A share pledge is a form of pledge over movables, usually employed to secure a loan of some type. Under Turkish law, all shareholder rights, other than the collection of liquidation proceeds, remain with the pledgor until the share pledge is foreclosed. However, the parties may agree otherwise in the share pledge agreement. Therefore, the pledge agreement must specify who or what entity will be entitled to exercise the shareholder rights. The company must also be notified of the agreement.
Any liquidation proceeds that are to be distributed to the shareholders of the company are included within the scope of the share pledge. Even if there is no specific provision under the share pledge agreement with respect to the right to collect liquidation proceeds, if the company whose shares are subject to the pledge goes into liquidation, the pledgee will be the beneficiary of the liquidation proceeds, since the proceeds will in effect be a substitute for the pledged shares.
As stated above, some rights attached to the shares of a company can only be exercised by the shareholder itself and cannot be exercised by the pledgee. For instance, the pre-emptive right to subscribe to new shares corresponding to the pledged shares, such as in the case of a capital increase in the company or the issuance of bonus shares, is vested with the pledgor/shareholder. It may be beneficial for the pledgee to oblige the pledgor under the share pledge agreement to subscribe to the new shares to be issued by the company to preserve the value of the pledged shares, thereby avoiding dilution of the pledged shares. Furthermore, the pledgor may also undertake to establish further pledges in favour of the pledgee on those newly subscribed shares.
In principle, the share pledge does not grant the pledgee any voting rights per se; thus, this right also remains with the shareholder. Nevertheless, contrary to the pre-emptive right of the shareholder mentioned above, the parties may enter into a voting agreement empowering the pledgee to attend the general assembly meetings and vote on behalf of the pledgor. In order to enable the pledgee to exercise voting rights, the pledgor must provide the pledgee with a separate proxy authorising the pledgee to participate in each general assembly of shareholders on its behalf. Proxies cannot be irrevocable as a matter of Turkish law.
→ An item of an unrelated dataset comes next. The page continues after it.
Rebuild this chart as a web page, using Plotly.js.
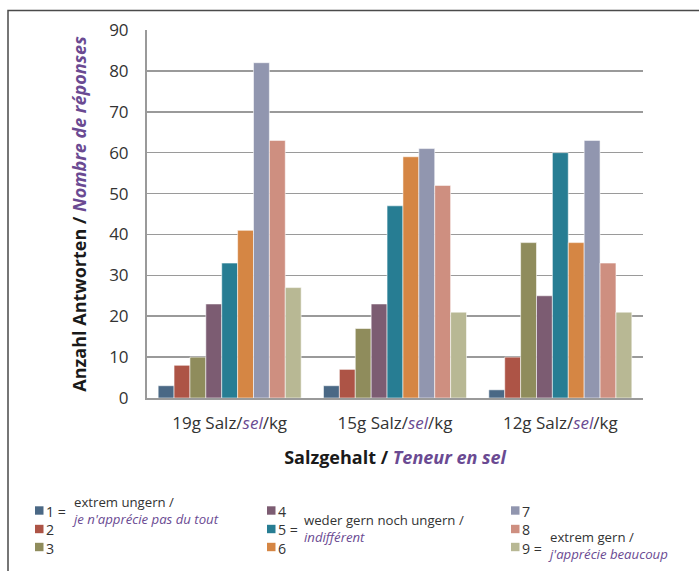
<!DOCTYPE html>
<html>
<head>
<meta charset="utf-8">
<script src="https://cdn.plot.ly/plotly-3.0.1.min.js"></script>
<style>html,body{margin:0;padding:0;background:#fff;}#chart{width:699px;height:571px;}</style>
</head>
<body>
<div id="chart"></div>
<script>
// ---- data ----
const categories = ["19g Salz/<span style='color:#6a4a92'><i>sel</i></span>/kg",
                    "15g Salz/<span style='color:#6a4a92'><i>sel</i></span>/kg",
                    "12g Salz/<span style='color:#6a4a92'><i>sel</i></span>/kg"];
const seriesNames = ["1", "2", "3", "4", "5", "6", "7", "8", "9"];
const s1 = [3, 3, 2];
const s2 = [8, 7, 10];
const s3 = [10, 17, 38];
const s4 = [23, 23, 25];
const s5 = [33, 47, 60];
const s6 = [41, 59, 38];
const s7 = [82, 61, 63];
const s8 = [63, 52, 33];
const s9 = [27, 21, 21];
const seriesValues = [s1, s2, s3, s4, s5, s6, s7, s8, s9];
const colors = ["#4a6885", "#ad5446", "#8f8c5c", "#7c5c72", "#277d93", "#d58644",
                "#9196af", "#ce8f80", "#b8b894"];
const yTicks = [0, 10, 20, 30, 40, 50, 60, 70, 80, 90];

// ---- geometry helpers (pixels -> paper) ----
const W = 699, H = 571, L = 147, R = 643, T = 30, B = 398;
const px = x => (x - L) / (R - L);
const py = y => (B - y) / (B - T);

const traces = seriesValues.map((vals, i) => ({
  type: 'bar',
  x: categories,
  y: vals,
  name: seriesNames[i],
  marker: {color: colors[i], line: {color: 'rgba(255,255,255,0.55)', width: 1}},
  showlegend: false,
  hoverinfo: 'y'
}));

const purple = '#6a4a92';
const txt = '#333333';
const FONT = 'Open Sans, DejaVu Sans, sans-serif';

// custom legend
const legendCols = [
  {x: 35, labels: ["1 =", "2", "3"], desc1: "extrem ungern /", desc2: "je n'apprécie pas du tout", descX: 73, dy1: 503, dy2: 518},
  {x: 267, labels: ["4", "5 =", "6"], desc1: "weder gern noch ungern /", desc2: "indifférent", descX: 305, dy1: 521, dy2: 536},
  {x: 511, labels: ["7", "8", "9 ="], desc1: "extrem gern /", desc2: "j'apprécie beaucoup", descX: 549, dy1: 538, dy2: 553}
];
const rowY = [510.5, 529, 547];
const shapes = [];
const annotations = [];
legendCols.forEach((col, c) => {
  col.labels.forEach((lab, r) => {
    const si = c * 3 + r;
    shapes.push({type: 'rect', xref: 'paper', yref: 'paper',
      x0: px(col.x), x1: px(col.x + 8.5), y0: py(rowY[r] + 4.2), y1: py(rowY[r] - 4.2),
      fillcolor: colors[si], line: {width: 0}});
  });
  annotations.push({xref: 'paper', yref: 'paper', x: px(col.x + 10), y: py(rowY[1] + 1),
    xanchor: 'left', yanchor: 'middle', align: 'left', showarrow: false,
    text: col.labels.join('<br>'), borderpad: 0,
    font: {family: FONT, size: 14.2, color: txt}});
  annotations.push({xref: 'paper', yref: 'paper', x: px(col.descX - 2), y: py((col.dy1 + col.dy2) / 2),
    xanchor: 'left', yanchor: 'middle', align: 'left', showarrow: false, borderpad: 0,
    text: col.desc1 + "<br><span style='color:" + purple + "'><i>" + col.desc2 + "</i></span>",
    font: {family: FONT, size: 13.2, color: txt}});
});

// outer frame (left + top)
shapes.push({type: 'path', xref: 'paper', yref: 'paper',
  path: `M ${px(8)},${py(H + 5)} L ${px(8)},${py(10.5)} L ${px(W + 5)},${py(10.5)}`,
  line: {color: '#4a4a4a', width: 1.5}});

const layout = {
  width: W, height: H,
  margin: {l: L, r: W - R, t: T, b: H - B, pad: 0},
  paper_bgcolor: '#ffffff', plot_bgcolor: '#ffffff',
  barmode: 'group', bargap: 0.135, bargroupgap: 0,
  font: {family: FONT, color: txt},
  xaxis: {
    type: 'category',
    showline: true, linecolor: '#9a9a9a', linewidth: 2,
    ticks: 'outside', ticklen: 9, tickcolor: 'rgba(0,0,0,0)',
    tickfont: {family: FONT, size: 17, color: txt},
    title: {text: "<b>Salzgehalt / </b><span style='color:" + purple + "'><b><i>Teneur en sel</i></b></span>",
            font: {family: FONT, size: 18, color: '#1a1a1a'}, standoff: 18},
    automargin: false, fixedrange: true
  },
  yaxis: {
    range: [0, 90], tickvals: yTicks, ticktext: yTicks.map(String),
    showgrid: true, gridcolor: '#9a9a9a', gridwidth: 1.6, zeroline: false,
    showline: true, linecolor: '#9a9a9a', linewidth: 2,
    ticks: 'outside', ticklen: 13, tickcolor: 'rgba(0,0,0,0)',
    tickfont: {family: FONT, size: 17, color: txt},
    title: {text: "<b>Anzahl Antworten / </b><span style='color:" + purple + "'><b><i>Nombre de réponses</i></b></span>",
            font: {family: FONT, size: 18, color: '#1a1a1a'}, standoff: 18},
    automargin: false, fixedrange: true
  },
  shapes: shapes,
  annotations: annotations,
  showlegend: false
};

Plotly.newPlot('chart', traces, layout, {displayModeBar: false, staticPlot: true});
</script>
</body>
</html>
However, revocation may contractually qualify as an event of default.
Although the holder of a share pledge cannot automatically benefit from most of the shareholder rights, the holder of the usufruct right would automatically benefit from most of the shareholder rights attached to the relevant shares, including voting rights and dividends. However, like the share pledge, the usufruct right does not provide the usufruct right holder with the pre-emptive right to subscribe for new shares issued by the company. As suggested above regarding share pledge agreements, the usufruct agreement may also oblige the shareholder to prevent the dilution of the shares subject to a usufruct right.
A usufruct right is a type of easement right, which merely provides the use of rights over the shares, rather than providing a security interest over the shares. Therefore, the holder of the usufruct right is not entitled to foreclose on the shares. In order to be entitled both to exercise the shareholder rights automatically, and to foreclose on the shares in the event of the borrower's default, it may be beneficial to simultaneously establish a usufruct right and a pledge over the shares.
The use of shares of joint stock corporations is a popular means of securing debt obligations. Despite the apparently simple and straightforward approach of Turkish law on the subject, care must be taken when drafting security agreements and pledge agreements in order to appreciate the differences of the structures. An inadvertent mistake could result in the loan collateral not being worth the cost of the paper of the share certificate.